BLACK KEYS’ AUERBACH REINVENTS HIMSELF
Dan Auerbach reinvents himself with solo record beyond the Black Keys.
When Dan Auerbach took the stage at ACL Live a couple of months ago to tape “Austin City Limits” with a band that included several legendary session players, you could almost hear the beaming smile on his face. To hear him tell the story, it’s been like that ever since he began writing and recording his 2017 solo record, “Waiting on a Song.”
Auerbach remembers the day the album’s title track emerged from a writing session with John Prine, Pat McLaughlin and Richard Swift. “As soon as we started playing it, we were all singing it together, and we all had smiles,” he recalls. “I would look across the room, and there’s Prine smiling and singing, and I’m smiling, and Pat McLaughlin is smiling and singing. It was kind of ridiculous how that one just rolled out of nowhere.”
The song’s immediate and infectious spirit serves as a perfect introduction to an album that’s helping to redefine Auerbach as an artist.
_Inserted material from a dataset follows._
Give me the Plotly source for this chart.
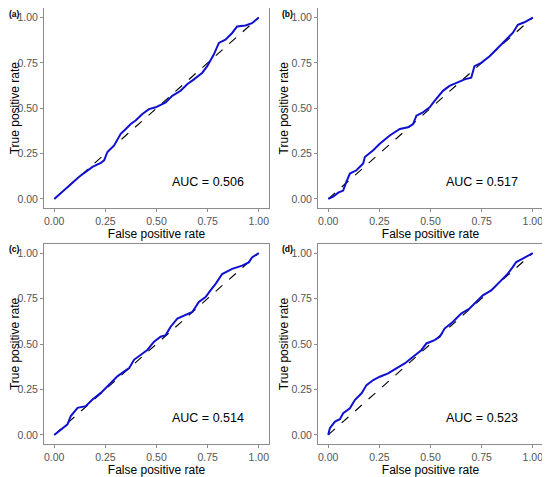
import plotly.graph_objects as go

# ROC curves
fpr_a = [0, 0.057, 0.122, 0.187, 0.228, 0.244, 0.26, 0.293, 0.325, 0.35, 0.374, 0.398, 0.431,
         0.463, 0.496, 0.545, 0.577, 0.618, 0.65, 0.683, 0.724, 0.748, 0.78, 0.805, 0.837,
         0.87, 0.894, 0.935, 0.967, 1]
tpr_a = [0, 0.058, 0.122, 0.177, 0.199, 0.213, 0.259, 0.295, 0.359, 0.386, 0.413, 0.432, 0.468,
         0.495, 0.505, 0.532, 0.568, 0.596, 0.632, 0.659, 0.696, 0.732, 0.796, 0.86, 0.878,
         0.915, 0.951, 0.956, 0.969, 1]

fpr_b = [0, 0.024, 0.049, 0.073, 0.089, 0.106, 0.138, 0.171, 0.179, 0.22, 0.252, 0.301, 0.35,
         0.39, 0.415, 0.431, 0.463, 0.496, 0.52, 0.561, 0.593, 0.634, 0.667, 0.699, 0.715,
         0.748, 0.789, 0.829, 0.87, 0.902, 0.927, 0.959, 1]
tpr_b = [0, 0.013, 0.035, 0.046, 0.095, 0.14, 0.158, 0.195, 0.231, 0.268, 0.304, 0.35, 0.386,
         0.395, 0.413, 0.459, 0.477, 0.505, 0.541, 0.596, 0.623, 0.641, 0.659, 0.668, 0.732,
         0.75, 0.787, 0.832, 0.878, 0.915, 0.96, 0.974, 1]

fpr_c = [0, 0.033, 0.065, 0.081, 0.114, 0.154, 0.187, 0.228, 0.268, 0.309, 0.341, 0.366, 0.39,
         0.423, 0.455, 0.488, 0.52, 0.545, 0.569, 0.602, 0.642, 0.675, 0.707, 0.74, 0.764,
         0.789, 0.821, 0.87, 0.919, 0.951, 0.967, 1]
tpr_c = [0, 0.031, 0.058, 0.104, 0.149, 0.158, 0.195, 0.231, 0.276, 0.322, 0.349, 0.367, 0.413,
         0.44, 0.467, 0.513, 0.54, 0.549, 0.595, 0.64, 0.658, 0.676, 0.731, 0.758, 0.795,
         0.831, 0.885, 0.913, 0.931, 0.949, 0.976, 1]

fpr_d = [0, 0.008, 0.033, 0.057, 0.073, 0.106, 0.13, 0.163, 0.187, 0.22, 0.252, 0.293, 0.333,
         0.374, 0.415, 0.455, 0.48, 0.52, 0.545, 0.569, 0.61, 0.65, 0.691, 0.724, 0.756,
         0.797, 0.837, 0.878, 0.902, 0.919, 0.951, 1]
tpr_d = [0, 0.037, 0.073, 0.086, 0.119, 0.146, 0.192, 0.229, 0.274, 0.302, 0.32, 0.338, 0.366,
         0.393, 0.43, 0.466, 0.503, 0.521, 0.539, 0.585, 0.622, 0.667, 0.695, 0.731, 0.768,
         0.795, 0.841, 0.887, 0.923, 0.951, 0.969, 1]

panel_labels = ["(a)", "(b)", "(c)", "(d)"]
auc_labels = ["AUC = 0.506", "AUC = 0.517", "AUC = 0.514", "AUC = 0.523"]
tick_vals = [0, 0.25, 0.5, 0.75, 1]
tick_text = ["0.00", "0.25", "0.50", "0.75", "1.00"]

curves = [(fpr_a, tpr_a), (fpr_b, tpr_b), (fpr_c, tpr_c), (fpr_d, tpr_d)]

W, H = 550, 477
OFF = 8  # page body margin shifts the figure by this much


def px_x(p):
    return (p - OFF) / W


def px_y(p):
    return 1 - (p - OFF) / H


# panel frames in page pixels: (left, right), (top, bottom)
x_doms = [[px_x(44), px_x(269)], [px_x(318), px_x(543)],
          [px_x(44), px_x(269)], [px_x(318), px_x(543)]]
y_doms = [[px_y(208), min(px_y(8), 0.999)], [px_y(208), min(px_y(8), 0.999)],
          [px_y(444), px_y(244)], [px_y(444), px_y(244)]]
label_pos = [(8, 8), (281, 8), (8, 243), (281, 243)]

font_family = "Arial, Liberation Sans, sans-serif"
frame_col = "#8c8c8c"

fig = go.Figure()
layout = {}
annotations = []

for i, (fx, ty) in enumerate(curves):
    n = i + 1
    xa = "x" if n == 1 else f"x{n}"
    ya = "y" if n == 1 else f"y{n}"

    # chance line
    fig.add_trace(go.Scatter(x=[0, 1], y=[0, 1], mode="lines", xaxis=xa, yaxis=ya,
                             line=dict(color="black", width=1.1, dash="dash"),
                             showlegend=False, hoverinfo="skip"))
    # ROC curve
    fig.add_trace(go.Scatter(x=fx, y=ty, mode="lines", xaxis=xa, yaxis=ya,
                             line=dict(color="#1010d0", width=2),
                             showlegend=False))

    axis_common = dict(range=[-0.05, 1.05], tickvals=tick_vals, ticktext=tick_text,
                       showgrid=False, zeroline=False, showline=True, mirror=True,
                       linecolor=frame_col, linewidth=1, ticks="outside", ticklen=3,
                       tickcolor=frame_col, tickfont=dict(size=10.5, color="#555555"),
                       automargin=False)
    layout["xaxis" if n == 1 else f"xaxis{n}"] = dict(
        axis_common, domain=x_doms[i], anchor=ya,
        title=dict(text="False positive rate", font=dict(size=12, color="black"), standoff=0))
    layout["yaxis" if n == 1 else f"yaxis{n}"] = dict(
        axis_common, domain=y_doms[i], anchor=xa,
        title=dict(text="True positive rate", font=dict(size=12, color="black"), standoff=0))

    annotations.append(dict(x=0.75, y=0.095, xref=xa, yref=ya, text=auc_labels[i],
                            showarrow=False, font=dict(size=12.5, color="black")))
    lx, ly = label_pos[i]
    annotations.append(dict(x=max(px_x(lx), 0), y=px_y(ly), xref="paper",
                            yref="paper", text=f"<b>{panel_labels[i]}</b>", showarrow=False,
                            xanchor="left", yanchor="top", borderpad=0,
                            font=dict(size=8.5, color="black")))

fig.update_layout(**layout)
fig.update_layout(
    annotations=annotations,
    width=W, height=H,
    margin=dict(l=0, r=0, t=0, b=0),
    paper_bgcolor="white", plot_bgcolor="white",
    font=dict(family=font_family),
)

fig.write_html("out.html")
The Nashville-via-Ohio guitarist reached the top of the charts with his garage-rock band the Black Keys, and in recent years he’s become an in-demand producer, winning a Grammy for his work with acts including Ray LaMontagne, Cage the Elephant and Dr. John.
But “Waiting on a Song,” which came out last June, may well be the best thing he’s ever done. Its 10 tracks unspool effortlessly like a long-lost hit parade from a bygone era of classic American roots music, in part because Auerbach recruited some of the players responsible for shaping that sound.